The Raptors hardly missed a beat, rolling to a 53-19 record and the No. 2 seed in the Eastern Conference. They have a 3-0 lead over the Brooklyn Nets and will try to finish the sweep on Sunday.

Nurse is 111-43 in two seasons. He has more than validated the Raptors' decision to fire Dwane Casey in 2018, even though Casey had been Coach of the Year that season after guiding Toronto to a 59-23 record.

But the Raptors kept getting overrun by LeBron James and Cleveland in the playoffs. So team president Masai Ujiri decided to part ways with Casey, the franchise's career leader in victories, and promote Nurse, who had been an assistant for five years.

Nurse has already nearly caught Casey for the Raptors' record for playoff wins by going 19-8 over the last two seasons. Casey was 21-30.

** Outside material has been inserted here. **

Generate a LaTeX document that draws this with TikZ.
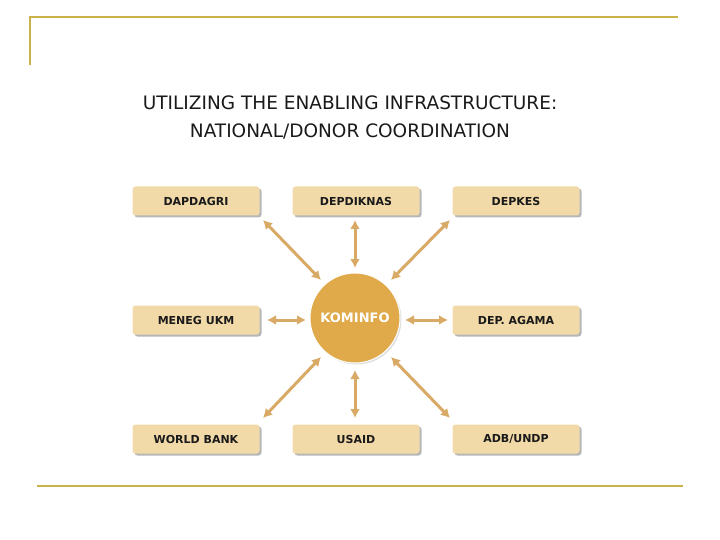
\documentclass[tikz,border=0pt]{standalone}
\usepackage{fontspec}
\setmainfont{DejaVu Sans}
\usetikzlibrary{shadows,arrows.meta}
\definecolor{frame}{HTML}{C9B24A}
\definecolor{boxfill}{HTML}{F2D9A8}
\definecolor{circ}{HTML}{E0A94A}
\definecolor{arr}{HTML}{D9AA66}
\definecolor{txt}{HTML}{1A1A1A}
\begin{document}
\begin{tikzpicture}[x=1pt,y=-1pt,
  box/.style={draw=none,fill=boxfill,rounded corners=3pt,minimum width=127pt,minimum height=29pt,
    font=\bfseries\fontsize{11}{13}\selectfont,text=txt,
    drop shadow={shadow xshift=2pt,shadow yshift=-2pt,fill=gray!70,opacity=0.8}},
  link/.style={arr,line width=3pt,{Latex[length=9pt,width=10pt]}-{Latex[length=9pt,width=10pt]}}]
\useasboundingbox[fill=white] (0,0) rectangle (720,540);
\draw[frame,line width=1.3pt] (30,65) -- (30,17) -- (678,17);
\draw[frame,line width=1.3pt] (37,486) -- (683,486);
\node[font=\fontsize{18.5}{28}\selectfont,text=txt,align=center] (title) at (350,117) {UTILIZING THE ENABLING INFRASTRUCTURE:\\NATIONAL/DONOR COORDINATION};
\node[box] (b1) at (196,201) {DAPDAGRI};
\node[box] (b2) at (356,201) {DEPDIKNAS};
\node[box] (b3) at (516,201) {DEPKES};
\node[box] (b4) at (196,320) {MENEG UKM};
\node[box] (b6) at (516,320) {DEP. AGAMA};
\node[box] (b7) at (196,439) {WORLD BANK};
\node[box] (b8) at (356,439) {USAID};
\node[box] (b9) at (516,439) {ADB/UNDP};
\node[circle,fill=circ,minimum size=90pt,draw=white,line width=1pt,drop shadow={shadow xshift=1.5pt,shadow yshift=-1.5pt,fill=gray!50}] (k) at (355,318) {};
\node[font=\bfseries\fontsize{13}{15}\selectfont,text=white] (kt) at (355,318) {KOMINFO};
\coordinate (a1) at (263,220); \coordinate (c1) at (321,280);
\coordinate (a2) at (355,220); \coordinate (c2) at (355,268);
\coordinate (a3) at (450,220); \coordinate (c3) at (391,280);
\coordinate (a4) at (267,320); \coordinate (c4) at (306,320);
\coordinate (a6) at (448,320); \coordinate (c6) at (405,320);
\coordinate (a7) at (263,418); \coordinate (c7) at (321,357);
\coordinate (a8) at (355,418); \coordinate (c8) at (355,370);
\coordinate (a9) at (450,418); \coordinate (c9) at (391,357);
\foreach \i in {1,2,3,4,6,7,8,9} \draw[link] (a\i) -- (c\i);
\end{tikzpicture}
\end{document}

Ujiri praised Nurse for being hardworking yet relaxed.

"Always setting the tone for our team — attacking our next championship, rather than defending our last,” Ujiri said. “That is who Nick is, that is why we believe in him. His journey to this tremendous honor has been a long one. We are so happy to see him recognized this way.”

Nurse worked his way to the top through lower levels of basketball. The Northern Iowa graduate got his first head coaching job at Grand View College when he was 23, before becoming an assistant at South Dakota.

He coached 11 years in Europe, winning nine championships in the British Basketball League, before leading Rio Grande Valley and Iowa to G League titles, places where he could try out ideas he hoped someday could work in the NBA.

“Just love being around a team and trying to get guys to dream about success and help lead them there,” Nurse said.

Nurse finally arrived as an NBA head coach in 2018 and he's been a natural.

He led the Raptors past the favored Bucks and Golden State Warriors last spring and then overcame Leonard's departure, the season's suspension and everything in between.

Toronto had a franchise-record .736 winning percentage this season, allowing the fewest points per game in the NBA, despite having its top five scorers all miss at least 10 games because of injury.

The Raptors put together a 15-game winning streak in January and February, and when the season stopped a month later, Toronto came back even better. The Raptors went 7-1 in the seeding games, best in the East.

Nurse joined Casey and Sam Mitchell as Raptors coaches to win the award.